* DATA BLOCK *
--- Start ---
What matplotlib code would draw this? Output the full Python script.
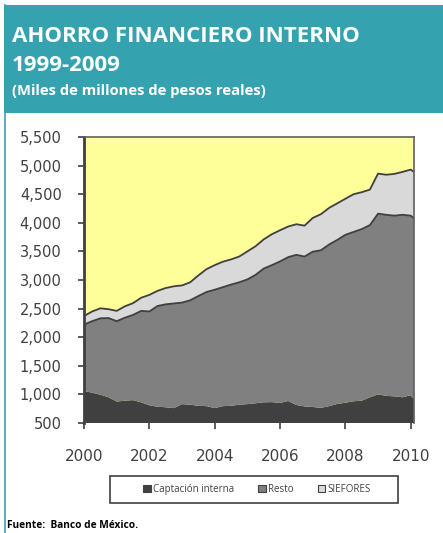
import matplotlib
matplotlib.use("Agg")
import matplotlib.pyplot as plt
from matplotlib.patches import Rectangle, Patch
from matplotlib.lines import Line2D
import numpy as np

# ---- data (quarterly, decimal years) ----
years = [2000.00, 2000.25, 2000.50, 2000.75, 2001.00, 2001.25, 2001.50, 2001.75,
         2002.00, 2002.25, 2002.50, 2002.75, 2003.00, 2003.25, 2003.50, 2003.75,
         2004.00, 2004.25, 2004.50, 2004.75, 2005.00, 2005.25, 2005.50, 2005.75,
         2006.00, 2006.25, 2006.50, 2006.75, 2007.00, 2007.25, 2007.50, 2007.75,
         2008.00, 2008.25, 2008.50, 2008.75, 2009.00, 2009.25, 2009.50, 2009.75,
         2010.00, 2010.10]
captacion = [1060, 1030, 995, 950, 875, 890, 900, 860, 810, 785, 775, 760,
             830, 820, 800, 795, 760, 795, 800, 820, 830, 845, 862, 865,
             850, 885, 815, 790, 780, 765, 795, 833, 855, 880, 890, 950,
             1000, 975, 965, 950, 985, 915]
resto = [1160, 1250, 1335, 1385, 1405, 1450, 1490, 1600, 1640, 1760, 1800, 1830,
         1775, 1825, 1920, 1995, 2070, 2080, 2120, 2140, 2180, 2245, 2338, 2395,
         2475, 2515, 2625, 2620, 2715, 2755, 2825, 2867, 2935, 2960, 3000, 3010,
         3160, 3165, 3160, 3190, 3140, 3165]
siefores = [150, 170, 175, 155, 180, 200, 205, 230, 290, 265, 285, 300,
            300, 315, 360, 400, 430, 445, 440, 450, 490, 500, 510, 540,
            545, 535, 535, 540, 590, 630, 640, 640, 630, 660, 645, 620,
            700, 700, 730, 750, 805, 810]
series_names = ["Captación interna", "Resto", "SIEFORES"]
series_colors = ["#404040", "#808080", "#d9d9d9"]
yticks = [500, 1000, 1500, 2000, 2500, 3000, 3500, 4000, 4500, 5000, 5500]
xticks = [2000, 2002, 2004, 2006, 2008, 2010]

title1 = "AHORRO FINANCIERO INTERNO"
title2 = "1999-2009"
subtitle = "(Miles de millones de pesos reales)"
source = "Fuente:  Banco de México."

FONT = "Open Sans"
TICKFONT = "DejaVu Sans"
teal = "#35a2b0"

fig = plt.figure(figsize=(4.43, 5.33), dpi=100)
W, H = 443, 533

# header box
fig.patches.append(Rectangle((4 / W, 1 - 113 / H), (W - 4) / W, 108 / H,
                             transform=fig.transFigure, facecolor=teal,
                             edgecolor="none", zorder=0))
# left border line
fig.add_artist(Line2D([4.5 / W, 4.5 / W], [0, 1 - 5 / H], transform=fig.transFigure,
                      color=teal, lw=1.2))

fig.text(12 / W, 1 - 36 / H, title1, color="white", fontsize=16, fontweight="bold",
         family=FONT, va="center", ha="left")
fig.text(12 / W, 1 - 66 / H, title2, color="white", fontsize=16, fontweight="bold",
         family=FONT, va="center", ha="left")
fig.text(12 / W, 1 - 91 / H, subtitle, color="white", fontsize=10.6, fontweight="bold",
         family=FONT, va="center", ha="left")
fig.text(7 / W, 1 - 525 / H, source, color="black", fontsize=7.3, fontweight="bold",
         family=FONT, va="center", ha="left")

ax = fig.add_axes([84 / W, 1 - 423 / H, (414 - 84) / W, (423 - 137) / H])
ax.set_facecolor("#ffff99")
x = np.array(years)
c = np.array(captacion)
r = np.array(resto)
s = np.array(siefores)
ax.stackplot(x, c, r, s, colors=series_colors, labels=series_names, lw=0, zorder=1)
ax.plot(x, c + r, color="#404040", lw=1.3, zorder=2)
ax.plot(x, c + r + s, color="#404040", lw=1.3, zorder=2)

ax.set_xlim(2000, 2010.1)
ax.set_ylim(500, 5500)
ax.set_yticks(yticks)
ax.set_yticklabels([f"{v:,}" for v in yticks], family=TICKFONT)
ax.set_xticks(xticks)
ax.set_xticklabels([str(v) for v in xticks], family=TICKFONT)
ax.tick_params(axis="y", direction="out", length=4, width=1.2, color="#404040",
               labelsize=10.5, labelcolor="#404040", pad=12)
ax.tick_params(axis="x", direction="out", length=4, width=1.2, color="#404040",
               labelsize=11, labelcolor="#404040", pad=15)
ax.spines["left"].set_color("#404040")
ax.spines["left"].set_linewidth(2)
ax.spines["bottom"].set_visible(False)
for sp in ("top", "right"):
    ax.spines[sp].set_color("#606060")
    ax.spines[sp].set_linewidth(1.2)

# legend box and entries
fig.patches.append(Rectangle((110 / W, 1 - 503 / H), 288 / W, 27 / H,
                             transform=fig.transFigure, facecolor="white",
                             edgecolor="#404040", lw=1.2, zorder=1))
handles = [Patch(facecolor=col, edgecolor="#404040", lw=0.8) for col in series_colors]
leg = fig.legend(handles, series_names, loc="center",
                 bbox_to_anchor=(257 / W, 1 - 489.5 / H), ncol=3, frameon=False,
                 handlelength=0.8, handleheight=0.8, handletextpad=0.25,
                 columnspacing=2.45, borderpad=0.3, prop={"family": FONT, "size": 7})
leg.set_zorder(3)
for t in leg.get_texts():
    t.set_color("#404040")

fig.savefig("out.png", dpi=100)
--- End ---
* THE PROBLEM *
A line counts if it holds the word "matplotlib". Work out how many lines in the listing count, and give only that number.

* RESPONSE TO THIS TASK *
6